### PROBLEM STATEMENT:
Write out the listing below exactly, and omit any images you find in it.

### DATASET EXCERPT:
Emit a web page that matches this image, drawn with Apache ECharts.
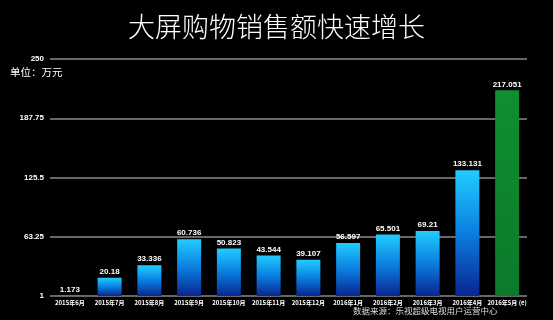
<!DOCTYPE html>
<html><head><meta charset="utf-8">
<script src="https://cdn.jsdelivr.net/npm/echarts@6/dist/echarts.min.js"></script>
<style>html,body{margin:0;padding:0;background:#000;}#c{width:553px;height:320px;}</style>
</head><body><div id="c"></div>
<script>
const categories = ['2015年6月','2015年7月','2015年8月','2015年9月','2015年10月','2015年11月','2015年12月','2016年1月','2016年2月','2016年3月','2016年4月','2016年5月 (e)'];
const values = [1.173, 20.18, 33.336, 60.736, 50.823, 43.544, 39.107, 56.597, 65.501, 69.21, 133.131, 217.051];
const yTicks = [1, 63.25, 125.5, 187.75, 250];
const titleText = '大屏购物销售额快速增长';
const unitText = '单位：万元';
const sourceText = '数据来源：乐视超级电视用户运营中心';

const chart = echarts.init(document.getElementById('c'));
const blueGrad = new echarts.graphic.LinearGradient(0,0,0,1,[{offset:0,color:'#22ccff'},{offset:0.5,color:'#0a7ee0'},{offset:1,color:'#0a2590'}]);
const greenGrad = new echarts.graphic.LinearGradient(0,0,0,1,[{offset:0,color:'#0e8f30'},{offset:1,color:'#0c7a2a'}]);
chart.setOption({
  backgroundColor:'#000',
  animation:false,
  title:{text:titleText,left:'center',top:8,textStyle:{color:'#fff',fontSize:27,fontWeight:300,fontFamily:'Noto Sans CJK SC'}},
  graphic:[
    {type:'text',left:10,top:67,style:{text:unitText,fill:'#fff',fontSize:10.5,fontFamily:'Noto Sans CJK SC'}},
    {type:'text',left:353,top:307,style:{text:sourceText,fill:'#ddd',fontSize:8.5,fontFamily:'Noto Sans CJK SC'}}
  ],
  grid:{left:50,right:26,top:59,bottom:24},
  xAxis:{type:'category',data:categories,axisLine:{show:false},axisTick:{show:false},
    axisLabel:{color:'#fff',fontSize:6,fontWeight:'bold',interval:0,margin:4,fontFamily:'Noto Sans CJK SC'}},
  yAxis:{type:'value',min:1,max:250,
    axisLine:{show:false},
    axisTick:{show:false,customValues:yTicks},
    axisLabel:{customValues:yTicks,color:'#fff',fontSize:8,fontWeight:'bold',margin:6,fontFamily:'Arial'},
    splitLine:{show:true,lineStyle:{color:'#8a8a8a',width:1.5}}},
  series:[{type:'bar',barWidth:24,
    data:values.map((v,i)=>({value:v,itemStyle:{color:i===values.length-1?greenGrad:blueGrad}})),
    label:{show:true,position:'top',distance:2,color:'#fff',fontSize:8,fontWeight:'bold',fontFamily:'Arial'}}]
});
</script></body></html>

### TASK SOLUTION:
Emit a web page that matches this image, drawn with Apache ECharts.
<!DOCTYPE html>
<html><head><meta charset="utf-8">
<script src="https://cdn.jsdelivr.net/npm/echarts@6/dist/echarts.min.js"></script>
<style>html,body{margin:0;padding:0;background:#000;}#c{width:553px;height:320px;}</style>
</head><body><div id="c"></div>
<script>
const categories = ['2015年6月','2015年7月','2015年8月','2015年9月','2015年10月','2015年11月','2015年12月','2016年1月','2016年2月','2016年3月','2016年4月','2016年5月 (e)'];
const values = [1.173, 20.18, 33.336, 60.736, 50.823, 43.544, 39.107, 56.597, 65.501, 69.21, 133.131, 217.051];
const yTicks = [1, 63.25, 125.5, 187.75, 250];
const titleText = '大屏购物销售额快速增长';
const unitText = '单位：万元';
const sourceText = '数据来源：乐视超级电视用户运营中心';

const chart = echarts.init(document.getElementById('c'));
const blueGrad = new echarts.graphic.LinearGradient(0,0,0,1,[{offset:0,color:'#22ccff'},{offset:0.5,color:'#0a7ee0'},{offset:1,color:'#0a2590'}]);
const greenGrad = new echarts.graphic.LinearGradient(0,0,0,1,[{offset:0,color:'#0e8f30'},{offset:1,color:'#0c7a2a'}]);
chart.setOption({
  backgroundColor:'#000',
  animation:false,
  title:{text:titleText,left:'center',top:8,textStyle:{color:'#fff',fontSize:27,fontWeight:300,fontFamily:'Noto Sans CJK SC'}},
  graphic:[
    {type:'text',left:10,top:67,style:{text:unitText,fill:'#fff',fontSize:10.5,fontFamily:'Noto Sans CJK SC'}},
    {type:'text',left:353,top:307,style:{text:sourceText,fill:'#ddd',fontSize:8.5,fontFamily:'Noto Sans CJK SC'}}
  ],
  grid:{left:50,right:26,top:59,bottom:24},
  xAxis:{type:'category',data:categories,axisLine:{show:false},axisTick:{show:false},
    axisLabel:{color:'#fff',fontSize:6,fontWeight:'bold',interval:0,margin:4,fontFamily:'Noto Sans CJK SC'}},
  yAxis:{type:'value',min:1,max:250,
    axisLine:{show:false},
    axisTick:{show:false,customValues:yTicks},
    axisLabel:{customValues:yTicks,color:'#fff',fontSize:8,fontWeight:'bold',margin:6,fontFamily:'Arial'},
    splitLine:{show:true,lineStyle:{color:'#8a8a8a',width:1.5}}},
  series:[{type:'bar',barWidth:24,
    data:values.map((v,i)=>({value:v,itemStyle:{color:i===values.length-1?greenGrad:blueGrad}})),
    label:{show:true,position:'top',distance:2,color:'#fff',fontSize:8,fontWeight:'bold',fontFamily:'Arial'}}]
});
</script></body></html>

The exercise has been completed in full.